Compte tenu de la surface pondérée totale de 112 m² calculée par l'expert, non contestée par les parties et qui sera donc retenue, le prix du loyer du bail renouvelé à compter du 1er janvier 2003 doit en conséquence être fixé à la somme de 84.000 € (750 x 112) hors charges et hors taxes.

Sur les autres demandes :

Les intérêts courront au taux légal sur la différence entre les loyers dus et les loyers payés au fur et à mesure de leur échéance, à compter du 1er janvier 2003, en vertu de l'article 1155 du code civil.

La capitalisation des intérêts dus au moins pour une année entière sera ordonnée à compter du 9 mai 2005, date du mémoire de M. A. dans lequel cette demande a été formulée pour la première fois, en application de l'article 1154 du code civil.

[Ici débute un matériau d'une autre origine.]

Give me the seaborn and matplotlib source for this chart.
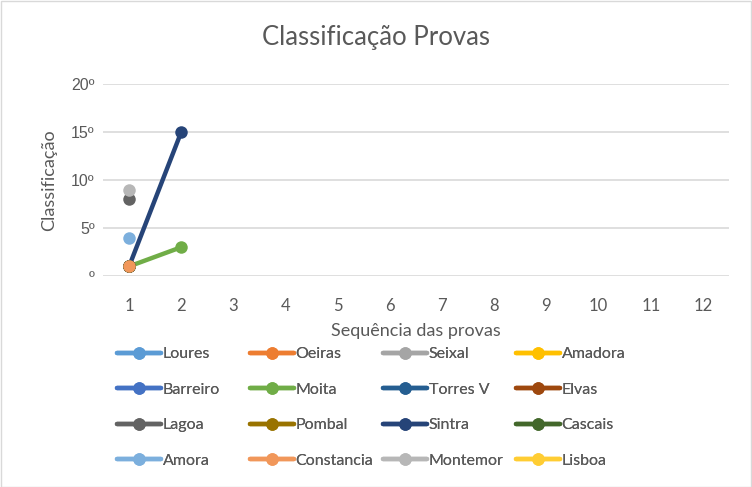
import matplotlib
matplotlib.use("Agg")
import matplotlib.pyplot as plt
import matplotlib.patches as mpatches
import seaborn as sns
import pandas as pd
import numpy as np

equipas = ["Loures", "Oeiras", "Seixal", "Amadora",
           "Barreiro", "Moita", "Torres V", "Elvas",
           "Lagoa", "Pombal", "Sintra", "Cascais",
           "Amora", "Constancia", "Montemor", "Lisboa"]
cores = ["#5B9BD5", "#ED7D31", "#A5A5A5", "#FFC000",
         "#4472C4", "#70AD47", "#255E91", "#9E480E",
         "#636363", "#997300", "#264478", "#43682B",
         "#7CAFDD", "#F1975A", "#B7B7B7", "#FFCD33"]
provas = [1, 2]
classificacoes = {
    "Loures": [1, None], "Oeiras": [1, None], "Seixal": [1, None], "Amadora": [1, None],
    "Barreiro": [1, None], "Moita": [1, 3], "Torres V": [1, None], "Elvas": [1, None],
    "Lagoa": [8, None], "Pombal": [1, None], "Sintra": [1, 15], "Cascais": [1, None],
    "Amora": [4, None], "Constancia": [1, None], "Montemor": [9, None], "Lisboa": [None, None],
}
x_ticks = list(range(1, 13))
y_ticks = [0, 5, 10, 15, 20]
y_labels = ["º", "5º", "10º", "15º", "20º"]

rows = []
for e in equipas:
    for p, v in zip(provas, classificacoes[e]):
        rows.append({"Prova": p, "Classificação": v, "Equipa": e})
df = pd.DataFrame(rows)
df["Classificação"] = df["Classificação"].astype(float)

sns.set_theme(style="white")
plt.rcParams["font.family"] = ["Lato", "DejaVu Sans"]
txt = "#595959"

W, H = 752, 487
fig = plt.figure(figsize=(W / 100, H / 100), dpi=100)
ax = fig.add_axes([103 / W, (H - 276) / H, (729 - 103) / W, (276 - 84) / H])

palette = dict(zip(equipas, cores))
for e in equipas:
    sub = df[df["Equipa"] == e]
    sns.lineplot(data=sub, x="Prova", y="Classificação", color=palette[e],
                 marker="o", markersize=9, markeredgewidth=0, linewidth=3.2,
                 ax=ax, label=e, legend=False)

ax.set_xlim(0.5, 12.5)
ax.set_ylim(0, 20)
ax.set_xticks(x_ticks)
ax.set_xticklabels([str(t) for t in x_ticks])
ax.set_yticks(y_ticks)
ax.set_yticklabels(y_labels)
ax.tick_params(axis="both", length=0, labelsize=12, colors=txt)
ax.tick_params(axis="x", pad=16)
ax.tick_params(axis="y", pad=6)
for lab in ax.get_yticklabels():
    lab.set_fontfamily(["Liberation Sans", "DejaVu Sans"])
    lab.set_fontsize(11.5)
ax.grid(axis="y", color="#D9D9D9", linewidth=1.2)
ax.set_axisbelow(True)
for s in ax.spines.values():
    s.set_visible(False)

ax.set_xlabel("Sequência das provas", fontsize=13, color=txt, labelpad=6)
ax.set_ylabel("Classificação", fontsize=13, color=txt, labelpad=10)
fig.text(0.5, (H - 37) / H, "Classificação Provas", ha="center", va="center",
         fontsize=18.5, color=txt)

handles, labels = ax.get_legend_handles_labels()
col_x = [106, 239, 372, 505]
for c in range(4):
    idx = [r * 4 + c for r in range(4)]
    leg = fig.legend([handles[i] for i in idx], [labels[i] for i in idx], ncol=1,
                     loc="upper left", bbox_to_anchor=(col_x[c] / W, (H - 336) / H),
                     frameon=False, fontsize=11.5, handlelength=2.75, handletextpad=0.1,
                     labelspacing=1.33, labelcolor=txt, borderpad=0.2)
    fig.add_artist(leg)

fig.patches.append(mpatches.Rectangle((0.001, 0.001), 0.998, 0.997, transform=fig.transFigure,
                                      fill=False, edgecolor="#D9D9D9", linewidth=1))
fig.savefig("out.png", dpi=100)
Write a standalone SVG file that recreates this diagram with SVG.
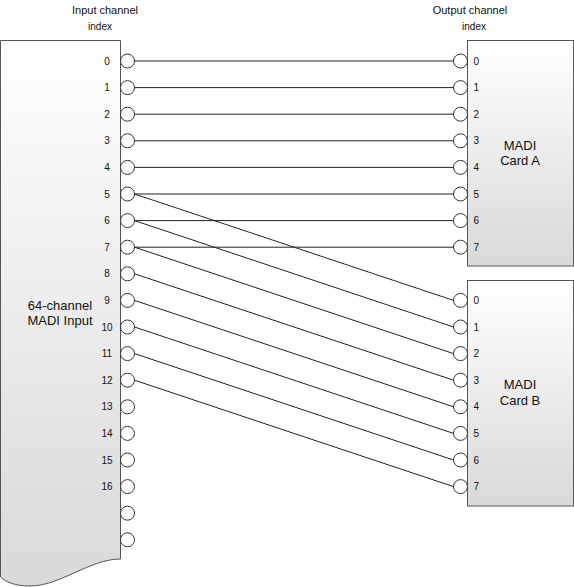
<svg xmlns="http://www.w3.org/2000/svg" width="574" height="587" viewBox="0 0 574 587">
<defs>
<linearGradient id="g" x1="0" y1="0" x2="0" y2="1">
<stop offset="0" stop-color="#ffffff"/>
<stop offset="1" stop-color="#d9d9d9"/>
</linearGradient>
<style>
.box{fill:url(#g);stroke:#555;stroke-width:1}
.port{fill:#fff;stroke:#333;stroke-width:1}
.wire{stroke:#222;stroke-width:1;fill:none}
text{font-family:"Liberation Sans",Arial,sans-serif;fill:#111}
.hd{font-size:11px;text-anchor:middle}
.ix{font-size:10px;text-anchor:middle}
.ln{font-size:10px;text-anchor:middle}
.rn{font-size:10px;text-anchor:start}
.big{font-size:13px;text-anchor:middle}
</style>
</defs>
<rect width="574" height="587" fill="#fff"/>
<g id="headers">
<text class="hd" x="105" y="14">Input channel</text>
<text class="ix" x="100" y="30">index</text>
<text class="hd" x="470" y="14">Output channel</text>
<text class="ix" x="474" y="30">index</text>
</g>
<g id="madi-input">
<path class="box" d="M0.5,40.5 H120.5 V559 C90,559 60,586 30,586 C15,586 6,582 0.5,577 Z"/>
<text class="big" x="60" y="310">64-channel</text>
<text class="big" x="60" y="325">MADI Input</text>
<g class="ports">
<circle class="port" cx="127.5" cy="61" r="7"/>
<circle class="port" cx="127.5" cy="87.6" r="7"/>
<circle class="port" cx="127.5" cy="114.2" r="7"/>
<circle class="port" cx="127.5" cy="140.8" r="7"/>
<circle class="port" cx="127.5" cy="167.4" r="7"/>
<circle class="port" cx="127.5" cy="194" r="7"/>
<circle class="port" cx="127.5" cy="220.6" r="7"/>
<circle class="port" cx="127.5" cy="247.2" r="7"/>
<circle class="port" cx="127.5" cy="273.8" r="7"/>
<circle class="port" cx="127.5" cy="300.4" r="7"/>
<circle class="port" cx="127.5" cy="327" r="7"/>
<circle class="port" cx="127.5" cy="353.6" r="7"/>
<circle class="port" cx="127.5" cy="380.2" r="7"/>
<circle class="port" cx="127.5" cy="406.8" r="7"/>
<circle class="port" cx="127.5" cy="433.4" r="7"/>
<circle class="port" cx="127.5" cy="460" r="7"/>
<circle class="port" cx="127.5" cy="486.6" r="7"/>
<circle class="port" cx="127.5" cy="513.2" r="7"/>
<circle class="port" cx="127.5" cy="539.8" r="7"/>
</g>
<g class="labels">
<text class="ln" x="107" y="64.5">0</text>
<text class="ln" x="107" y="91.1">1</text>
<text class="ln" x="107" y="117.7">2</text>
<text class="ln" x="107" y="144.3">3</text>
<text class="ln" x="107" y="170.9">4</text>
<text class="ln" x="107" y="197.5">5</text>
<text class="ln" x="107" y="224.1">6</text>
<text class="ln" x="107" y="250.7">7</text>
<text class="ln" x="107" y="277.3">8</text>
<text class="ln" x="107" y="303.9">9</text>
<text class="ln" x="107" y="330.5">10</text>
<text class="ln" x="107" y="357.1">11</text>
<text class="ln" x="107" y="383.7">12</text>
<text class="ln" x="107" y="410.3">13</text>
<text class="ln" x="107" y="436.9">14</text>
<text class="ln" x="107" y="463.5">15</text>
<text class="ln" x="107" y="490.1">16</text>
</g>
</g>
<g id="card-a">
<rect class="box" x="467.5" y="40.5" width="106" height="225.5"/>
<text class="big" x="520" y="150">MADI</text>
<text class="big" x="520" y="165">Card A</text>
<circle class="port" cx="460.5" cy="61" r="7"/>
<circle class="port" cx="460.5" cy="87.6" r="7"/>
<circle class="port" cx="460.5" cy="114.2" r="7"/>
<circle class="port" cx="460.5" cy="140.8" r="7"/>
<circle class="port" cx="460.5" cy="167.4" r="7"/>
<circle class="port" cx="460.5" cy="194" r="7"/>
<circle class="port" cx="460.5" cy="220.6" r="7"/>
<circle class="port" cx="460.5" cy="247.2" r="7"/>
<text class="rn" x="473.5" y="64.5">0</text>
<text class="rn" x="473.5" y="91.1">1</text>
<text class="rn" x="473.5" y="117.7">2</text>
<text class="rn" x="473.5" y="144.3">3</text>
<text class="rn" x="473.5" y="170.9">4</text>
<text class="rn" x="473.5" y="197.5">5</text>
<text class="rn" x="473.5" y="224.1">6</text>
<text class="rn" x="473.5" y="250.7">7</text>
</g>
<g id="card-b">
<rect class="box" x="467.5" y="280.5" width="106" height="225.5"/>
<text class="big" x="520" y="389">MADI</text>
<text class="big" x="520" y="405">Card B</text>
<circle class="port" cx="460.5" cy="300.4" r="7"/>
<circle class="port" cx="460.5" cy="327" r="7"/>
<circle class="port" cx="460.5" cy="353.6" r="7"/>
<circle class="port" cx="460.5" cy="380.2" r="7"/>
<circle class="port" cx="460.5" cy="406.8" r="7"/>
<circle class="port" cx="460.5" cy="433.4" r="7"/>
<circle class="port" cx="460.5" cy="460" r="7"/>
<circle class="port" cx="460.5" cy="486.6" r="7"/>
<text class="rn" x="473.5" y="303.9">0</text>
<text class="rn" x="473.5" y="330.5">1</text>
<text class="rn" x="473.5" y="357.1">2</text>
<text class="rn" x="473.5" y="383.7">3</text>
<text class="rn" x="473.5" y="410.3">4</text>
<text class="rn" x="473.5" y="436.9">5</text>
<text class="rn" x="473.5" y="463.5">6</text>
<text class="rn" x="473.5" y="490.1">7</text>
</g>
<g id="connectors" class="wire">
<line class="wire" x1="134.5" y1="61" x2="453.5" y2="61"/>
<line class="wire" x1="134.5" y1="87.6" x2="453.5" y2="87.6"/>
<line class="wire" x1="134.5" y1="114.2" x2="453.5" y2="114.2"/>
<line class="wire" x1="134.5" y1="140.8" x2="453.5" y2="140.8"/>
<line class="wire" x1="134.5" y1="167.4" x2="453.5" y2="167.4"/>
<line class="wire" x1="134.5" y1="194" x2="453.5" y2="194"/>
<line class="wire" x1="134.5" y1="220.6" x2="453.5" y2="220.6"/>
<line class="wire" x1="134.5" y1="247.2" x2="453.5" y2="247.2"/>
<line class="wire" x1="134.5" y1="194" x2="453.5" y2="300.4"/>
<line class="wire" x1="134.5" y1="220.6" x2="453.5" y2="327"/>
<line class="wire" x1="134.5" y1="247.2" x2="453.5" y2="353.6"/>
<line class="wire" x1="134.5" y1="273.8" x2="453.5" y2="380.2"/>
<line class="wire" x1="134.5" y1="300.4" x2="453.5" y2="406.8"/>
<line class="wire" x1="134.5" y1="327" x2="453.5" y2="433.4"/>
<line class="wire" x1="134.5" y1="353.6" x2="453.5" y2="460"/>
<line class="wire" x1="134.5" y1="380.2" x2="453.5" y2="486.6"/>
</g>
</svg>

La SARL LE BON VIVRE sera déboutée de sa demande de remboursement du trop- perçu, devenue sans fondement du fait de la fixation du loyer renouvelé à un montant supérieur à celui du loyer réglé.

La fixation du prix du loyer renouvelé étant faite dans l'intérêt commun des parties, les dépens seront partagés entre elles par moitié en vertu de l'article 695 du code de procédure civile.

PAR CES MOTIFS,

Infirme le jugement entrepris.

Statuant à nouveau :

Fixe le prix du loyer annuel du bail renouvelé à la somme de 84.000 € hors charges et hors taxes à compter du 1er janvier 2003.

Dit que les intérêts courront au taux légal sur la différence entre les loyers dus et les loyers payés au fur et à mesure de leur échéance, à compter du 1er janvier 2003.

Ordonne la capitalisation des intérêts dus au moins pour une année entière à compter du 9 mai 2005.

Déboute la SARL LE BON VIVRE de sa demande de remboursement du trop-perçu.

Rejette les demandes en application de l'article 700 du code de procédure civile.

Fait masse des dépens de première instance et d'appel, en ce compris les frais d'expertise, et dit qu'ils seront partagés par moitié entre les parties, dont distraction au profit des avoués en la cause en vertu de l'article 699 du code de procédure civile.